DATA SECTION ::
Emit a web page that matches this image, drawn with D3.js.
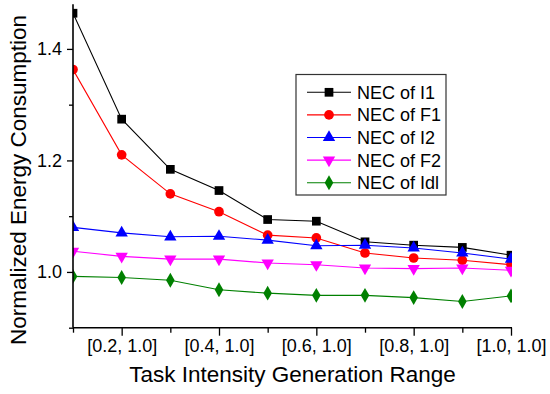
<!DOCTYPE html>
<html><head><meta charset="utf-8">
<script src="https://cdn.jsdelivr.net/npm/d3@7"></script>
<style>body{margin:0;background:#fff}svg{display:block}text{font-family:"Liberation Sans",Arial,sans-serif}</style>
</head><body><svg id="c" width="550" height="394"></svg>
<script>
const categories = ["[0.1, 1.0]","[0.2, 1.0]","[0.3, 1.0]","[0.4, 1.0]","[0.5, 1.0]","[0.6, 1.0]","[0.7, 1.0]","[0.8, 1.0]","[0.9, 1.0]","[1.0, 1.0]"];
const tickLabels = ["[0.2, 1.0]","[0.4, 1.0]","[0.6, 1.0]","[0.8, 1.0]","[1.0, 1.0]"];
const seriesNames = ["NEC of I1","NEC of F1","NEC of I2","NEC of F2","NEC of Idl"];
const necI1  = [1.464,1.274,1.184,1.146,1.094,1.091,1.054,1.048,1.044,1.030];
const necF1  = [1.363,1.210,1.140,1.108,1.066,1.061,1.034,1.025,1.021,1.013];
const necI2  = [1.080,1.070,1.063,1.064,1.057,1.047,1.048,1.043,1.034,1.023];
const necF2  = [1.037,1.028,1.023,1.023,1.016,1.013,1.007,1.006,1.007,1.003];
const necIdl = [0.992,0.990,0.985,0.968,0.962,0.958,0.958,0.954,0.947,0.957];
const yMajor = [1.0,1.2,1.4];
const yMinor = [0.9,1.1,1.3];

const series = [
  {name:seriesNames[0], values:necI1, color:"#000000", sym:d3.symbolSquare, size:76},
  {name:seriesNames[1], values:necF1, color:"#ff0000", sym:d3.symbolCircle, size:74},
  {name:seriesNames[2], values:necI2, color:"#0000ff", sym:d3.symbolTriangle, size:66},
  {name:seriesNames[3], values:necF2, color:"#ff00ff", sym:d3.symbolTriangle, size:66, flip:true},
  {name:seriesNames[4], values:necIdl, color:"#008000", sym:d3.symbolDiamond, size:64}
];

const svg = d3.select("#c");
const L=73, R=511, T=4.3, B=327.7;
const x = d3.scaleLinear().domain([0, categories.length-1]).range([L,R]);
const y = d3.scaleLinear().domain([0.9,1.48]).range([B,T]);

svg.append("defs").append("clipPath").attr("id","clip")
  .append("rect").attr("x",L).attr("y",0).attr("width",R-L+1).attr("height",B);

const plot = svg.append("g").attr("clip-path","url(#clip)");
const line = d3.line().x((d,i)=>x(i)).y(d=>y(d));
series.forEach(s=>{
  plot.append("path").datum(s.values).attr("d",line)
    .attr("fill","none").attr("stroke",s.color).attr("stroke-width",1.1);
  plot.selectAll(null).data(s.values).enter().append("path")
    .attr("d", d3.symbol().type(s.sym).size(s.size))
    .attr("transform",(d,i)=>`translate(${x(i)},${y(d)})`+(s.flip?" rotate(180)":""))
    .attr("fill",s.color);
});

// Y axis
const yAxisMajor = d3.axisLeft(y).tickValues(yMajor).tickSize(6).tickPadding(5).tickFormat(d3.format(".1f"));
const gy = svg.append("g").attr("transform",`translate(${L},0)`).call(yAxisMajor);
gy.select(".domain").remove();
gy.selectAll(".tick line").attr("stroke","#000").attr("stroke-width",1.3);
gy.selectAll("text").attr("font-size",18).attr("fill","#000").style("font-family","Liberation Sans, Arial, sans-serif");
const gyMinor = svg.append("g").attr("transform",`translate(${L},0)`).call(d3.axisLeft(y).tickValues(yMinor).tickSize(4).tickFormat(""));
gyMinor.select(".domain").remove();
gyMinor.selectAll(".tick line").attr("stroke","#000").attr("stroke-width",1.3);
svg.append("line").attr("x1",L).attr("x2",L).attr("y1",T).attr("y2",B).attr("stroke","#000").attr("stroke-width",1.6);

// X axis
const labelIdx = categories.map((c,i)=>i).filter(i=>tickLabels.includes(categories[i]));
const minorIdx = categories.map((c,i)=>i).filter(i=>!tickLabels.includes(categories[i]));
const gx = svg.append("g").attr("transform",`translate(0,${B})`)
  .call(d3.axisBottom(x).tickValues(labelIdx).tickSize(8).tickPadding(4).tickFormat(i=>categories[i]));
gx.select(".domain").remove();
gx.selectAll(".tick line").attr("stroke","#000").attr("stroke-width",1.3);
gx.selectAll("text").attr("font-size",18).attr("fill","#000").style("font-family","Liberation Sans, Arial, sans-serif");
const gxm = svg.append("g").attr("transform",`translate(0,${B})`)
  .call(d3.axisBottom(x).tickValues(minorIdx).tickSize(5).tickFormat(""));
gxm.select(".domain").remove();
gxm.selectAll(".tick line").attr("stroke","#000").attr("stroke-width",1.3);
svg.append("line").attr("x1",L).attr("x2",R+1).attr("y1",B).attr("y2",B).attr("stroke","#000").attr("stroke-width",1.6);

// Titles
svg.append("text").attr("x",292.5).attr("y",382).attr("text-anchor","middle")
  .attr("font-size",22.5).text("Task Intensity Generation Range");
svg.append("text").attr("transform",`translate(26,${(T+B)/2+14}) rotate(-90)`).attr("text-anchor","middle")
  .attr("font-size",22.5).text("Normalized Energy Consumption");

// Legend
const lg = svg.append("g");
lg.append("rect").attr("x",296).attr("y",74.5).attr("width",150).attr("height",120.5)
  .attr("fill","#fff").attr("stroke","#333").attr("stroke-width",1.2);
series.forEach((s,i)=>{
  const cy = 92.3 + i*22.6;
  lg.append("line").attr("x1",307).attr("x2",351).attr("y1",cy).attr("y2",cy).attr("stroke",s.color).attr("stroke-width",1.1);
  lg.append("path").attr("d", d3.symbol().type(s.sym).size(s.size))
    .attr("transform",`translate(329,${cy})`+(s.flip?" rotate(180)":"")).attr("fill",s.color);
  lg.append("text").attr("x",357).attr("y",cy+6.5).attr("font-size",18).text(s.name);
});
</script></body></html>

PROBLEM TO SOLVE :: Go through the listing above and write it all out exactly, leaving out any picture.

ANSWER TO THIS PROBLEM ::
Emit a web page that matches this image, drawn with D3.js.
<!DOCTYPE html>
<html><head><meta charset="utf-8">
<script src="https://cdn.jsdelivr.net/npm/d3@7"></script>
<style>body{margin:0;background:#fff}svg{display:block}text{font-family:"Liberation Sans",Arial,sans-serif}</style>
</head><body><svg id="c" width="550" height="394"></svg>
<script>
const categories = ["[0.1, 1.0]","[0.2, 1.0]","[0.3, 1.0]","[0.4, 1.0]","[0.5, 1.0]","[0.6, 1.0]","[0.7, 1.0]","[0.8, 1.0]","[0.9, 1.0]","[1.0, 1.0]"];
const tickLabels = ["[0.2, 1.0]","[0.4, 1.0]","[0.6, 1.0]","[0.8, 1.0]","[1.0, 1.0]"];
const seriesNames = ["NEC of I1","NEC of F1","NEC of I2","NEC of F2","NEC of Idl"];
const necI1  = [1.464,1.274,1.184,1.146,1.094,1.091,1.054,1.048,1.044,1.030];
const necF1  = [1.363,1.210,1.140,1.108,1.066,1.061,1.034,1.025,1.021,1.013];
const necI2  = [1.080,1.070,1.063,1.064,1.057,1.047,1.048,1.043,1.034,1.023];
const necF2  = [1.037,1.028,1.023,1.023,1.016,1.013,1.007,1.006,1.007,1.003];
const necIdl = [0.992,0.990,0.985,0.968,0.962,0.958,0.958,0.954,0.947,0.957];
const yMajor = [1.0,1.2,1.4];
const yMinor = [0.9,1.1,1.3];

const series = [
  {name:seriesNames[0], values:necI1, color:"#000000", sym:d3.symbolSquare, size:76},
  {name:seriesNames[1], values:necF1, color:"#ff0000", sym:d3.symbolCircle, size:74},
  {name:seriesNames[2], values:necI2, color:"#0000ff", sym:d3.symbolTriangle, size:66},
  {name:seriesNames[3], values:necF2, color:"#ff00ff", sym:d3.symbolTriangle, size:66, flip:true},
  {name:seriesNames[4], values:necIdl, color:"#008000", sym:d3.symbolDiamond, size:64}
];

const svg = d3.select("#c");
const L=73, R=511, T=4.3, B=327.7;
const x = d3.scaleLinear().domain([0, categories.length-1]).range([L,R]);
const y = d3.scaleLinear().domain([0.9,1.48]).range([B,T]);

svg.append("defs").append("clipPath").attr("id","clip")
  .append("rect").attr("x",L).attr("y",0).attr("width",R-L+1).attr("height",B);

const plot = svg.append("g").attr("clip-path","url(#clip)");
const line = d3.line().x((d,i)=>x(i)).y(d=>y(d));
series.forEach(s=>{
  plot.append("path").datum(s.values).attr("d",line)
    .attr("fill","none").attr("stroke",s.color).attr("stroke-width",1.1);
  plot.selectAll(null).data(s.values).enter().append("path")
    .attr("d", d3.symbol().type(s.sym).size(s.size))
    .attr("transform",(d,i)=>`translate(${x(i)},${y(d)})`+(s.flip?" rotate(180)":""))
    .attr("fill",s.color);
});

// Y axis
const yAxisMajor = d3.axisLeft(y).tickValues(yMajor).tickSize(6).tickPadding(5).tickFormat(d3.format(".1f"));
const gy = svg.append("g").attr("transform",`translate(${L},0)`).call(yAxisMajor);
gy.select(".domain").remove();
gy.selectAll(".tick line").attr("stroke","#000").attr("stroke-width",1.3);
gy.selectAll("text").attr("font-size",18).attr("fill","#000").style("font-family","Liberation Sans, Arial, sans-serif");
const gyMinor = svg.append("g").attr("transform",`translate(${L},0)`).call(d3.axisLeft(y).tickValues(yMinor).tickSize(4).tickFormat(""));
gyMinor.select(".domain").remove();
gyMinor.selectAll(".tick line").attr("stroke","#000").attr("stroke-width",1.3);
svg.append("line").attr("x1",L).attr("x2",L).attr("y1",T).attr("y2",B).attr("stroke","#000").attr("stroke-width",1.6);

// X axis
const labelIdx = categories.map((c,i)=>i).filter(i=>tickLabels.includes(categories[i]));
const minorIdx = categories.map((c,i)=>i).filter(i=>!tickLabels.includes(categories[i]));
const gx = svg.append("g").attr("transform",`translate(0,${B})`)
  .call(d3.axisBottom(x).tickValues(labelIdx).tickSize(8).tickPadding(4).tickFormat(i=>categories[i]));
gx.select(".domain").remove();
gx.selectAll(".tick line").attr("stroke","#000").attr("stroke-width",1.3);
gx.selectAll("text").attr("font-size",18).attr("fill","#000").style("font-family","Liberation Sans, Arial, sans-serif");
const gxm = svg.append("g").attr("transform",`translate(0,${B})`)
  .call(d3.axisBottom(x).tickValues(minorIdx).tickSize(5).tickFormat(""));
gxm.select(".domain").remove();
gxm.selectAll(".tick line").attr("stroke","#000").attr("stroke-width",1.3);
svg.append("line").attr("x1",L).attr("x2",R+1).attr("y1",B).attr("y2",B).attr("stroke","#000").attr("stroke-width",1.6);

// Titles
svg.append("text").attr("x",292.5).attr("y",382).attr("text-anchor","middle")
  .attr("font-size",22.5).text("Task Intensity Generation Range");
svg.append("text").attr("transform",`translate(26,${(T+B)/2+14}) rotate(-90)`).attr("text-anchor","middle")
  .attr("font-size",22.5).text("Normalized Energy Consumption");

// Legend
const lg = svg.append("g");
lg.append("rect").attr("x",296).attr("y",74.5).attr("width",150).attr("height",120.5)
  .attr("fill","#fff").attr("stroke","#333").attr("stroke-width",1.2);
series.forEach((s,i)=>{
  const cy = 92.3 + i*22.6;
  lg.append("line").attr("x1",307).attr("x2",351).attr("y1",cy).attr("y2",cy).attr("stroke",s.color).attr("stroke-width",1.1);
  lg.append("path").attr("d", d3.symbol().type(s.sym).size(s.size))
    .attr("transform",`translate(329,${cy})`+(s.flip?" rotate(180)":"")).attr("fill",s.color);
  lg.append("text").attr("x",357).attr("y",cy+6.5).attr("font-size",18).text(s.name);
});
</script></body></html>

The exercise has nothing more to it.